Nigeria Again Declares Victory over Boko Haram, Warns of Islamic State ‘Global Insurgency’

Nigerians Claim Victory Over Boko Haram
Nichole Sobecki, AFP/Getty Images

Nigerian President Muhammadu Buhari’s administration, on the same day that the African country’s forces clashed with Boko Haram, repeated the false allegation it has made on various occasions of having “successfully defeated” the Islamic State (ISIS/ISIL)-linked jihadi group, claiming that the nation is now facing a new “global insurgency.”

On Thursday, Buhari’s Minister of Information and Culture Lai Mohammed identified the new threat as the Islamic State West Africa Province (ISWAP), claiming it to be a Boko Haram offshoot, the Premium Times revealed. Boko Haram’s leadership announced the rebranding to ISWAP in 2015, pledging allegiance to ISIS leader Abu Bakr al-Baghdadi, though subsequent reports claimed that the jihadist group split in allegiance between ISIS and original Boko Haram leader Abubakar Shekau.

Boko Haram successfully pledged allegiance to the core ISIS branch in Iraq and Syria thus, at least on paper, the Nigeria-based terrorist group “ostensibly ceased to exist,” the Combating Terrorism Center at West Point noted in August 2018.

Abubakar Shekau, however, refused to step down after core ISIS named Abu Musab al-Barnawi, the son of Boko Haram’s founder, as the new leader of its West Africa branch. Now, Shekau commands a faction that still calls itself Boko Haram while ISWAP operates under a different leader, Barnawi, prompting some the U.S. government to treat the groups as separate entities.

The Nigerian government is now claiming that it has defeated Boko Haram, but ISWAP is thriving.
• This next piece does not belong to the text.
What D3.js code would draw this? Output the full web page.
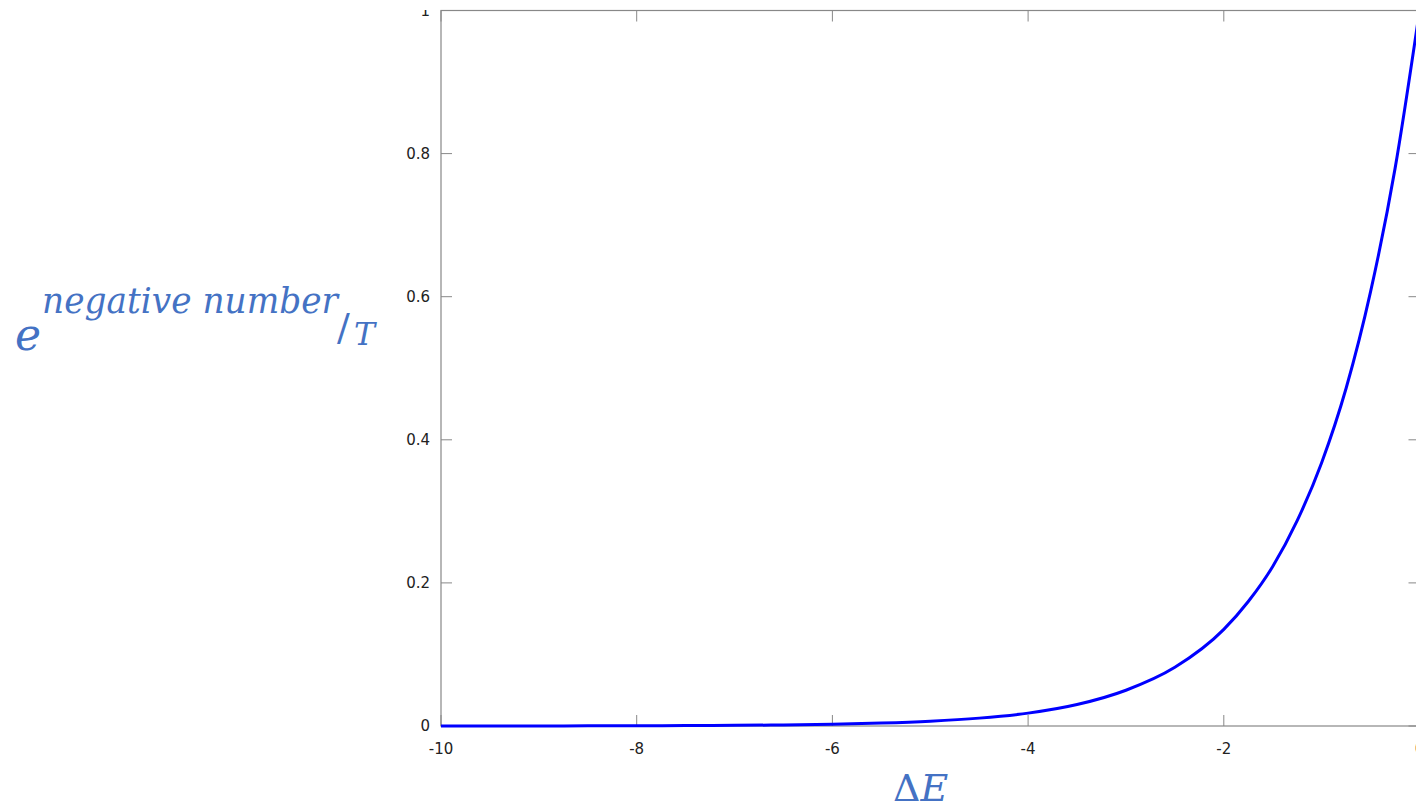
<!DOCTYPE html>
<html>
<head>
<meta charset="utf-8">
<script src="https://cdn.jsdelivr.net/npm/d3@7"></script>
<style>
  html, body { margin: 0; padding: 0; background: #fff; overflow: hidden; }
  svg { display: block; }
</style>
</head>
<body>
<div id="chart"></div>
<script>
// Values
const dE = [-10, -9.5, -9, -8.5, -8, -7.5, -7, -6.5, -6, -5.5, -5, -4.5, -4, -3.5, -3,
            -2.5, -2, -1.75, -1.5, -1.25, -1, -0.75, -0.5, -0.25, 0];
const prob = [0.0000, 0.0001, 0.0001, 0.0002, 0.0003, 0.0006, 0.0009, 0.0015, 0.0025, 0.0041,
              0.0067, 0.011, 0.018, 0.030, 0.050, 0.082, 0.135, 0.174, 0.223, 0.287,
              0.368, 0.472, 0.607, 0.779, 1.0];
const xTicks = [-10, -8, -6, -4, -2, 0];
const yTicks = [0, 0.2, 0.4, 0.6, 0.8, 1];

const W = 1416, H = 808;
const svg = d3.select('#chart').append('svg').attr('width', W).attr('height', H);

// plot box
const x = d3.scaleLinear().domain([-10, 0]).range([441, 1419.5]);
const y = d3.scaleLinear().domain([0, 1]).range([726, 10.5]);

const axisColor = '#888';
const tickLen = 11;

svg.append('rect')
    .attr('x', x(-10)).attr('y', y(1))
    .attr('width', x(0) - x(-10)).attr('height', y(0) - y(1))
    .attr('fill', 'none').attr('stroke', axisColor).attr('stroke-width', 1.2);

// ticks: inward on all four sides
const fmt = (d) => (d === 0 || d === 1 ? String(d) : d3.format('.1f')(d));
const gx = svg.append('g');
gx.selectAll('line.b').data(xTicks).enter().append('line')
    .attr('x1', (d) => x(d)).attr('x2', (d) => x(d))
    .attr('y1', y(0)).attr('y2', y(0) - tickLen)
    .attr('stroke', axisColor);
gx.selectAll('line.t').data(xTicks).enter().append('line')
    .attr('x1', (d) => x(d)).attr('x2', (d) => x(d))
    .attr('y1', y(1)).attr('y2', y(1) + tickLen)
    .attr('stroke', axisColor);
gx.selectAll('text').data(xTicks).enter().append('text')
    .attr('x', (d) => x(d)).attr('y', 754)
    .attr('text-anchor', 'middle')
    .attr('font-family', 'DejaVu Sans, sans-serif').attr('font-size', 15).attr('fill', '#222')
    .text((d) => d);

// the top label is cut in the source
svg.append('clipPath').attr('id', 'yclip')
    .append('rect').attr('x', 0).attr('y', 10).attr('width', 441).attr('height', 800);
const gy = svg.append('g');
gy.selectAll('line.l').data(yTicks).enter().append('line')
    .attr('x1', x(-10)).attr('x2', x(-10) + tickLen)
    .attr('y1', (d) => y(d)).attr('y2', (d) => y(d))
    .attr('stroke', axisColor);
gy.selectAll('line.r').data(yTicks).enter().append('line')
    .attr('x1', x(0)).attr('x2', x(0) - tickLen)
    .attr('y1', (d) => y(d)).attr('y2', (d) => y(d))
    .attr('stroke', axisColor);
gy.append('g').attr('clip-path', 'url(#yclip)')
    .selectAll('text').data(yTicks).enter().append('text')
    .attr('x', 430).attr('y', (d) => (d === 1 ? 11 : y(d)))
    .attr('dy', '0.36em')
    .attr('text-anchor', 'end')
    .attr('font-family', 'DejaVu Sans, sans-serif').attr('font-size', 15).attr('fill', '#222')
    .text(fmt);

// curve
const pts = dE.map((d, i) => ({ x: d, y: prob[i] }));
const line = d3.line().x((d) => x(d.x)).y((d) => y(d.y)).curve(d3.curveMonotoneX);
svg.append('path').datum(pts)
    .attr('d', line)
    .attr('fill', 'none').attr('stroke', '#0000ff').attr('stroke-width', 3)
    .attr('stroke-linejoin', 'round');

// axis titles
const blue = '#4472c4';
const serif = 'Cambria Math, DejaVu Serif, serif';
const yt = svg.append('g').attr('fill', blue).attr('font-family', serif).attr('font-style', 'italic');
yt.append('text').attr('x', 15).attr('y', 350).attr('font-size', 44).text('e');
yt.append('text').attr('x', 42).attr('y', 313).attr('font-size', 35)
    .attr('textLength', 296).attr('lengthAdjust', 'spacingAndGlyphs')
    .text('negative number');
yt.append('text').attr('x', 337).attr('y', 340).attr('font-size', 38)
    .attr('font-style', 'normal').text('/');
yt.append('text').attr('x', 354).attr('y', 345).attr('font-size', 31)
    .attr('textLength', 21).attr('lengthAdjust', 'spacingAndGlyphs').text('T');

const xt = svg.append('text').attr('x', 893).attr('y', 801)
    .attr('fill', blue).attr('font-family', serif).attr('font-size', 38);
xt.append('tspan').text('Δ');
xt.append('tspan').attr('font-style', 'italic').text('E');
</script>
</body>
</html>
However, a top U.S. general told American lawmakers on Thursday that while ISWAP is stronger than Boko Haram, the latter still commands about 1,000 jihadis.

On Thursday, the day Mohammed again insisted that the country’s forces had annihilated Boko Haram, the Nigerian army reportedly announced that it had clashed with the terrorist group.
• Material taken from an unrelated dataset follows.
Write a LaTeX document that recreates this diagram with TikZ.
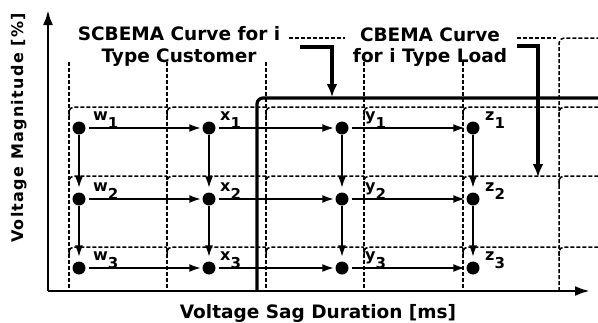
\documentclass[tikz,border=0pt]{standalone}
\usepackage{fontspec}
\setmainfont{DejaVu Sans}
\usetikzlibrary{arrows.meta}
\begin{document}
\begin{tikzpicture}[x=1pt,y=-1pt,
  dot/.style={circle,fill=black,inner sep=0pt,minimum size=13pt},
  flow/.style={line width=2.2pt,-{Latex[length=12pt,width=8pt]}},
  gridline/.style={line width=1.5pt,dash pattern=on 4pt off 2pt},
  curve/.style={line width=3.2pt},
  callout/.style={line width=3.2pt,-{Latex[length=13pt,width=11pt]}},
  axis/.style={line width=2.8pt,-{Latex[length=15pt,width=10pt]}},
  lbl/.style={inner sep=0pt,anchor=base west,font=\fontsize{16}{16}\selectfont\bfseries},
  title/.style={inner sep=0pt,anchor=base,font=\fontsize{18.5}{22}\selectfont\bfseries},
]
\useasboundingbox (0,0) rectangle (598,322);

% dashed grid
\foreach \x in {69,167,266,364,463} {
  \draw[gridline] (\x,62) -- (\x,291);
}
\foreach \y in {107,176,247} {
  \foreach \xa/\xb in {69/167,167/266,266/364,364/463,463/559,559/598} {
    \draw[gridline,rounded corners=5pt] (\xa,\y+9) |- (\xb,\y);
  }
}
\draw[gridline,rounded corners=5pt] (559,291) |- (598,38);
\draw[gridline] (517,38) -- (556,38);
\draw[gridline] (289,38) -- (345,38);

% axes
\coordinate (O) at (48,291);
\coordinate (ytip) at (48,10);
\coordinate (xtip) at (590,291);
\draw[axis] (O) -- (ytip);
\draw[axis] (O) -- (xtip);

% curves
\draw[curve,rounded corners=6pt] (257,291) |- (598,98);

% titles
\node[title] (t1a) at (179,40) {SCBEMA Curve for i};
\node[title] (t1b) at (179,62) {Type Customer};
\node[title] (t2a) at (430,41) {CBEMA Curve};
\node[title] (t2b) at (430,62) {for i Type Load};

% callout arrows
\coordinate (s0) at (300,47);
\coordinate (s1) at (332,97);
\draw[callout] (s0) -| (s1);
\coordinate (c0) at (517,46);
\coordinate (c1) at (538,177);
\draw[callout] (c0) -| (c1);

% axis labels
\node[inner sep=0pt,anchor=base,font=\fontsize{18.5}{20}\selectfont\bfseries] (xl) at (318,318) {Voltage Sag Duration [ms]};
\node[inner sep=0pt,rotate=90,font=\fontsize{16}{18}\selectfont\bfseries\addfontfeatures{LetterSpace=8}] (yl) at (19,128) {Voltage Magnitude [\%]};

% dots
\foreach \n/\x in {w/79,x/209,y/342,z/473} {
  \foreach \r/\y in {1/128,2/199,3/268} {
    \node[dot] (\n\r) at (\x,\y) {};
  }
}

% labels
\foreach \n/\x in {w/93,x/220,y/365,z/485} {
  \foreach \r/\y in {1/120,2/191,3/260} {
    \node[lbl] (l\n\r) at (\x,\y) {\n\raisebox{-8pt}{\fontsize{15}{15}\selectfont\r}};
  }
}

% horizontal flows
\foreach \r in {1,2,3} {
  \draw[flow,shorten <=3pt,shorten >=1pt] (w\r) -- (x\r);
  \draw[flow,shorten <=3pt,shorten >=1pt] (x\r) -- (y\r);
  \draw[flow,shorten <=3pt,shorten >=1pt] (y\r) -- (z\r);
}
% vertical flows
\foreach \n in {w,x,y,z} {
  \draw[flow,shorten >=4pt] (\n1) -- (\n2);
  \draw[flow,shorten >=4pt] (\n2) -- (\n3);
}
\end{tikzpicture}
\end{document}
Days before the claim, the terrorist group ravaged several villages in northeastern Nigeria, Boko Haram’s birthplace. In recent weeks, several media outlets have sounded the alarm on an alleged Boko Haram resurgence, noting that attacks by the group are on the rise.

Minister Mohammed declared, “[Nigerian troops have] successfully cleared the remnant of the home-grown insurgency called Boko Haram and are now being confronted by a fresh crisis, a global insurgency.”

The claim came days before the Nigerian elections, scheduled for February 16. Buhari is seeking reelection and his political opponents have blasted his record on combating the group, arguing that security in the country has deteriorated at the hands of Boko Haram during his tenure.

Early this month, Atiku Abubakar, one of the candidates running against Buhari, indicated that the president’s  “denial of the continued threats of the Boko Haram insurgency has made the demand for mental test for all presidential candidates imperative,” Vanguard reported.

On Thursday, Gen. Thomas Waldhauser, the top U.S. commander in Africa, told lawmakers that the ISWAP offshoot is stronger than its Boko Haram parent.

The top U.S. general testified:

ISIS West Africa has grown. … They’re now in the neighborhood probably of around 3 to 4,000 [jihadis] … They now have taken large pieces of real estate in northern Nigeria and I think, of the two right now, they’re the one that we have the most concern about because we are not sure what their intentions would be with regards to outside the region. Boko Haram probably [has] around a thousand [fighters].

Nigerian Minister Mohammed warned that foreign fighters from Iraq and Syria, where the U.S.-led coalition and local fighters have deprived ISIS of nearly all the territory it once held, are now pouring into the African country along with their weapons.

He said:

A faction of Boko Haram has aligned with the global terror group, ISIS, to form ISWAP, the Islamic State’s West African Province. … With ISIS largely dislodged from Iraq and Syria, there is undoubtedly a flush of fresh fighters and weapons to ISWAP. Therefore, our military is fighting a global insurgency, without the kind of global coalition, including the United States, that battled ISIS in Syria and Iraq.

Since taking office in 2015, the Buhari administration has falsely alleged victory over Boko Haram on several occasions, but the group continues to terrorize Nigeria.

In December 2015, A few months after taking office, Buhari himself proclaimed that his administration had “won the war” against Boko Haram.

The following year, Buhari’s military falsely declared that Boko Haram terrorists had “been defeated.”

Nigerian forces made the same claim the following, again asserting that the jihadis had been beaten.

In January 2018, President Buhari again insisted that his administration had finally dealt a defeating blow to Boko Haram.

President Buhari asserted that his administration would soon defeat Boko Haram in October 2018.

“In terms of the current situation, I do think the current trend line is quite dangerous and that they are far from defeated,” Alex Thurston, a visiting assistant professor of political science and comparative religion at Miami University of Ohio, told BBC, referring to Boko Haram.